Most appeals have very, very short deadlines – 10 to 60 days. So, the first step is always to determine the deadline of your appeal. If it has already lapsed, then you will need to see whether there is a method to file a late appeal or some other pathway to extraordinary relief.

2. Determine the scope of filing the appeal.

This works hand-in-hand with determining the statute of limitations. In addition to determining when to file, you need to find out what you need to file. Sometimes, the filing of the appeal is merely procedural; you are merely noticing the adjudicator and your opponent that you are preserving your appeal rights. In those instances, the substantive investigation and resulting argument concerning the appeal is conducted sometime thereafter. However, in other areas of administrative law, the procedural is combined with the substantive, and you are expected to detail all of your arguments on appeal in your initial filing. And with a short statute of limitations, this could present real challenges for your and your attorney.

3. Identify a rule or ruling that might provide the basis for an appeal.

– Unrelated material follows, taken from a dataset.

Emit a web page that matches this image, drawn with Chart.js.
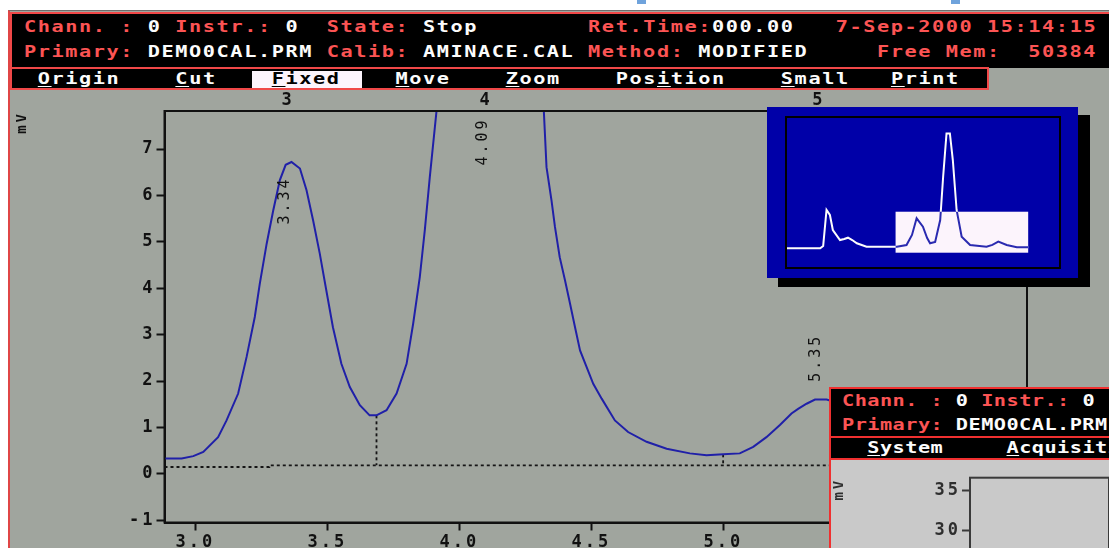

Next, you need to identify what justifies the appellate level to overrule the initial adjudicator. As alluded to above, you cannot appeal a decision just because you do not like it. There must be a valid reason for you to appeal. Being mad at the result, the adjudicator, or the other side is not enough and one can be punished merely for filing a “frivolous” appeal. So, one must examine the decisions and rulings made by the initial adjudicator to identify mistakes. Another good source of potential grounds for an appeal can also be found by examining the “rules of the game.” You may have been put into a situation where the framework of the initial adjudication violated your due process rights or provided a distinct advantage to your opponent. That could also be a ground for an appeal. Finally, look to any advantages that your opponent had going into the hearing – i.e. selection of the adjudicator; access to all witnesses, etc.  Those inherent advantages may also have violated your due process rights and provide you with the grounds for an appeal.

4. Research the substantive law to confirm that the issue was improperly decided at the trial court.

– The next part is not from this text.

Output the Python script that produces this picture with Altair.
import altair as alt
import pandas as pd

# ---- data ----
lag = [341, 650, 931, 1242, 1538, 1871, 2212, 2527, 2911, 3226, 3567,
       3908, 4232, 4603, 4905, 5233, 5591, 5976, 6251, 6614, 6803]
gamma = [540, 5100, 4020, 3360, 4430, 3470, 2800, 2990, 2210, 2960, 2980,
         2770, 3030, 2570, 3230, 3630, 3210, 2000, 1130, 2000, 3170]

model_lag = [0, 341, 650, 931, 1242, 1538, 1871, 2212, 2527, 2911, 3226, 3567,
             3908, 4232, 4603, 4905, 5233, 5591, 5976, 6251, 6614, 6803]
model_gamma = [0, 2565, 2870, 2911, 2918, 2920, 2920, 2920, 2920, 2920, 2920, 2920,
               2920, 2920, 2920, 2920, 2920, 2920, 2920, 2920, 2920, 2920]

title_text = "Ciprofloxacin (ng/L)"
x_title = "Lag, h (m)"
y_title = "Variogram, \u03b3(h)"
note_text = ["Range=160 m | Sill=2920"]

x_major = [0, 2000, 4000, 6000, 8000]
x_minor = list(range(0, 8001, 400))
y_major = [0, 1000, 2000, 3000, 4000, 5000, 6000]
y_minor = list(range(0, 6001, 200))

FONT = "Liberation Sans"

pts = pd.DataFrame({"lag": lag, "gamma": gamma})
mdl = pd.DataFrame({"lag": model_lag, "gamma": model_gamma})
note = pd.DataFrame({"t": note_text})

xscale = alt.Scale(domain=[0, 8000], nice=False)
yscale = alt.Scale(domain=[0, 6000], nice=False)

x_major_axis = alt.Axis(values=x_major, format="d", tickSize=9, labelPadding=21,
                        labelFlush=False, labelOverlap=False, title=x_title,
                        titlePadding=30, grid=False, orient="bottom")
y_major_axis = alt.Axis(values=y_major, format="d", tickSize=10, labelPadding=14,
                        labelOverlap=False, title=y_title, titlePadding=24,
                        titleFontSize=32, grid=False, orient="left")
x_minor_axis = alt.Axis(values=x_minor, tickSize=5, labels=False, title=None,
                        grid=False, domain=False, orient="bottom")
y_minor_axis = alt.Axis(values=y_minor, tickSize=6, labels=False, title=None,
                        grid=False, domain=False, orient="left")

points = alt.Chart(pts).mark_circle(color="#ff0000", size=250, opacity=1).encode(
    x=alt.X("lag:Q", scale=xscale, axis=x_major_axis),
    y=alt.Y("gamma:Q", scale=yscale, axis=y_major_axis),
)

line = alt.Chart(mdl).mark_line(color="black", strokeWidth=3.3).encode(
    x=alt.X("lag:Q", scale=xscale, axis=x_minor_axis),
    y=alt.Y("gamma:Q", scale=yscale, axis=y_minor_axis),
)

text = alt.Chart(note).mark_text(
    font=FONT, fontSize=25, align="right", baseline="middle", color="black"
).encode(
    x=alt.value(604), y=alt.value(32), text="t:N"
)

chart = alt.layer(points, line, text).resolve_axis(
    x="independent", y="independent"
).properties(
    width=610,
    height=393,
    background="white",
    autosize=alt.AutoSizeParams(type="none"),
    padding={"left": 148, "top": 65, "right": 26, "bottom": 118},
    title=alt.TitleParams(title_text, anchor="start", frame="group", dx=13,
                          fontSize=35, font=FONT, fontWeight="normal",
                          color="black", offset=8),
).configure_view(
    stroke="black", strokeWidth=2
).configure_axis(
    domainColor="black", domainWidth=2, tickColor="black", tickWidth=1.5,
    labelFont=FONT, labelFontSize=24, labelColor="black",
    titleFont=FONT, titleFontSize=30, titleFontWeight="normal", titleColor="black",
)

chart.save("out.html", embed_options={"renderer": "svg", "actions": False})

Next, you have to find the law that supports your assertion that a rule, ruling, or opponent advantage gives you grounds for an appeal. The appellate adjudicator does not care if you think something was unfair. Rather, what they care about is whether legal precedent has demonstrated that something which took place in your initial hearing was unfair and to the point it could warrant overruling the initial adjudicator.

5. Ascertain the standard of review that applies to that ruling.

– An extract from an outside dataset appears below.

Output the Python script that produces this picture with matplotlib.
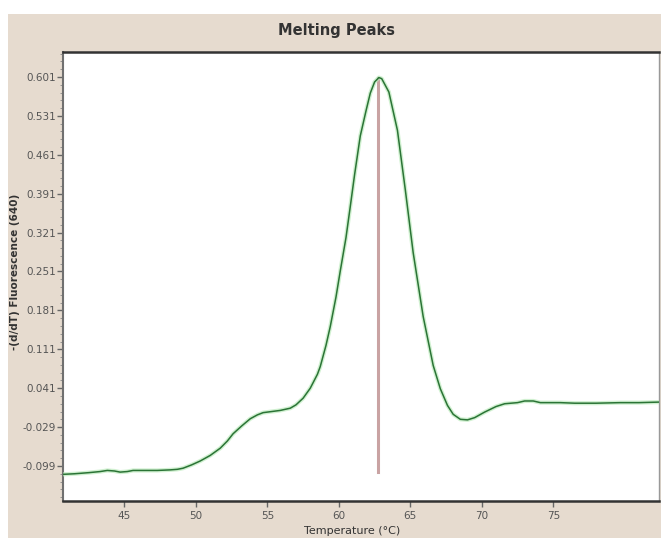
import matplotlib
matplotlib.use("Agg")
import matplotlib.pyplot as plt
from matplotlib.patches import Rectangle
from matplotlib.ticker import FixedLocator

# melting curve
temp = [40.7, 41.5, 42.5, 43.3, 43.8, 44.3, 44.7, 45.2, 45.6, 46.5, 47.3, 48.2,
        48.7, 49.1, 49.7, 50.3, 51.0, 51.7, 52.2, 52.6, 53.2, 53.8, 54.3, 54.7,
        55.3, 55.9, 56.6, 57.0, 57.5, 58.0, 58.5, 58.7, 59.1, 59.4, 59.8, 60.1,
        60.5, 60.8, 61.1, 61.5, 61.9, 62.2, 62.5, 62.8, 63.0, 63.5, 64.1, 64.65,
        65.2, 65.9, 66.6, 67.1, 67.6, 68.0, 68.5, 69.0, 69.5, 70.2, 71.0, 71.6,
        72.5, 73.0, 73.6, 74.1, 75.5, 76.5, 78.0, 79.7, 81.0, 82.4]
deriv = [-0.114, -0.113, -0.111, -0.109, -0.107, -0.108, -0.110, -0.109, -0.107,
         -0.107, -0.107, -0.106, -0.105, -0.103, -0.097, -0.090, -0.080, -0.067,
         -0.054, -0.041, -0.027, -0.014, -0.007, -0.003, -0.001, 0.001, 0.005,
         0.011, 0.023, 0.041, 0.066, 0.080, 0.118, 0.152, 0.205, 0.252, 0.312,
         0.368, 0.425, 0.495, 0.540, 0.572, 0.592, 0.600, 0.598, 0.574, 0.505,
         0.398, 0.285, 0.170, 0.082, 0.040, 0.010, -0.006, -0.015, -0.016, -0.012,
         -0.002, 0.008, 0.013, 0.015, 0.018, 0.018, 0.015, 0.015, 0.014, 0.014,
         0.015, 0.015, 0.016]

peak_temp = 62.72
peak_val = 0.600
peak_base = -0.110

yticks = [0.601, 0.531, 0.461, 0.391, 0.321, 0.251, 0.181, 0.111, 0.041, -0.029, -0.099]
xticks = [45, 50, 55, 60, 65, 70, 75]

narrow = ['Liberation Sans Narrow', 'DejaVu Sans']

fig = plt.figure(figsize=(6.61, 5.38), dpi=100)
fig.patch.set_facecolor('#e6dbcf')
# white strips at the top and left edge of the screenshot
fig.patches.append(Rectangle((0, 1 - 14 / 538), 1, 14 / 538, transform=fig.transFigure,
                             facecolor='white', edgecolor='none', zorder=-5))
fig.patches.append(Rectangle((0, 0), 8 / 661, 1, transform=fig.transFigure,
                             facecolor='white', edgecolor='none', zorder=-5))

ax = fig.add_axes([63 / 661, 37 / 538, (659 - 63) / 661, (501 - 52) / 538])
ax.set_facecolor('white')

ax.plot([peak_temp, peak_temp], [peak_base, peak_val], color='#c9a3a3', lw=2.2, zorder=2)
ax.plot(temp, deriv, color='#bdebbd', lw=3.0, zorder=3, alpha=0.7)
ax.plot(temp, deriv, color='#2b7436', lw=1.1, zorder=4)

ax.set_xlim(40.7, 82.4)
ax.set_ylim(-0.162, 0.646)

ax.set_xticks(xticks)
ax.set_yticks(yticks)
ax.set_yticklabels(["%.3f" % v for v in yticks])
ax.yaxis.set_minor_locator(FixedLocator([0.601 - 0.014 * k for k in range(-3, 55)]))
ax.tick_params(axis='both', direction='out', colors='#666666', labelcolor='#555555',
               labelsize=7.5, length=4, width=1)
ax.tick_params(axis='y', which='minor', direction='out', length=2.5, colors='#888888')
ax.tick_params(axis='y', pad=1)
ax.tick_params(axis='x', pad=3)
for lab in ax.get_xticklabels() + ax.get_yticklabels():
    lab.set_family(narrow)

for side in ['top', 'bottom']:
    ax.spines[side].set_color('#333333')
    ax.spines[side].set_linewidth(1.8)
ax.spines['left'].set_color('#707070')
ax.spines['left'].set_linewidth(1.5)
ax.spines['right'].set_color('#999999')
ax.spines['right'].set_linewidth(1.0)

fig.text(337 / 661, 1 - 30 / 538, 'Melting Peaks', ha='center', va='center',
         fontsize=10.5, fontweight='bold', color='#333333', family=narrow)
fig.text(15 / 661, 1 - 272 / 538, '-(d/dT) Fluorescence (640)', rotation=90,
         ha='center', va='center', fontsize=7.5, fontweight='bold', color='#333333',
         family=narrow)
fig.text(352 / 661, 1 - 526 / 538, 'Temperature (°C)', ha='center', va='top',
         fontsize=8, color='#333333', family=narrow)

fig.savefig('out.png', dpi=100, facecolor=fig.get_facecolor())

There are a variety of standards of review that can be used on appeal. Five common standards are:

    • De Novo. This is a Latin phrase meaning “from the beginning.” In de novo review, the appellate court does not defer to the decisions made in the trial court and looks at the issue as if the trial court had never ruled on it. This type of review is generally limited to issues involving questions of law, as opposed to questions of fact.
    • Abuse of discretion. Any decision that involves the initial adjudicator using his or her discretion (such as whether to admit certain evidence in the trial) comes under this standard. Abuse of discretion occurs when a ruling on evidence or testimony is inconsistent, arbitrary, or absurd.
    • Substantial evidence. This occurs when the argument is made that the record does not support the ruling. The appellate adjudicator then reviews the record to see if it can find substantial evidence. It does not, however, determine whether it would have reached the same factual conclusions as the judge or jury. The appellate court just decides whether a reasonable fact-finder could have come to the same conclusion based on the facts in the record.
    • Independent judgment. This occurs when the appellate court does re-apply the facts to the law. It is rare. The initial adjudicator’s credibility determinations and findings of fact are still binding on the reviewing court, but whether those facts satisfy the rule of law is independently reviewed and adjudged.  Also known as the sufficiency of the evidence.
    • Plain Error. Applied only in exceptional circumstances, this standard of review applies to review errors not objected to at the initial adjudication if such errors are extremely unjust or unfair. Plain error is limited to error that is evident, obvious, and clear, resulting in sufficient prejudice to the appellant to put the ultimate decision in doubt. It is not used when the error is deemed harmless or a result of the appellant’s own acts or omissions (i.e. doctrine of invited error).

6. Analyze the ruling under that standard of review.

Using the appropriate standard of review, then apply the specifics of your ruling. Is the prejudice sufficient to put the result in doubt? Are you relying upon a different credibility or finding of fact? Did the initial adjudicator’s abuse of discretion result in sufficient prejudice? Is this a question of law or a mixed question of law and fact?

7. Examine the ruling in the context of the entire case to evaluate the extent to which it affected the outcome.

Correcting an erroneous ruling, rule, or advantage also has to be weighed against the totality of your matter. As detailed above, was the prejudice absorbed by the appellant sufficient to put the result in doubt? That is the second prong of the appellate adjudicator’s function. Just because the trial judge erroneously sustained an objection to testimony that should have been permitted, does not necessarily mean that it will be enough to merit overturning the result.

8. Ascertain the relief the appellate court can grant, if appropriate.

The big question is, “if you win on appeal, what do you get?” It is rare than a successful appeal results in the appellate adjudicator ruling-by-fiat that you win the legal dispute. Rather, more often than not, it is sent back to the initial adjudictator to reconsider the matter in light of the correction on appeal. This could result in a re-written decision, assignment to a new arbitrator, trial judge, or administrative law judge for a rehearing, or a completely different form of dispute resolution being used.
Do not ignore the importance of the last step! It means that all your appeal may have done is give you a chance to pay more money to your attorneys! You need to know what the likely result is and then, if the matter goes to another hearing, what the likelihood is that you will prevail after re-hearing on the underlying dispute. What good is an appeal if all it means is a different pathway to the same result?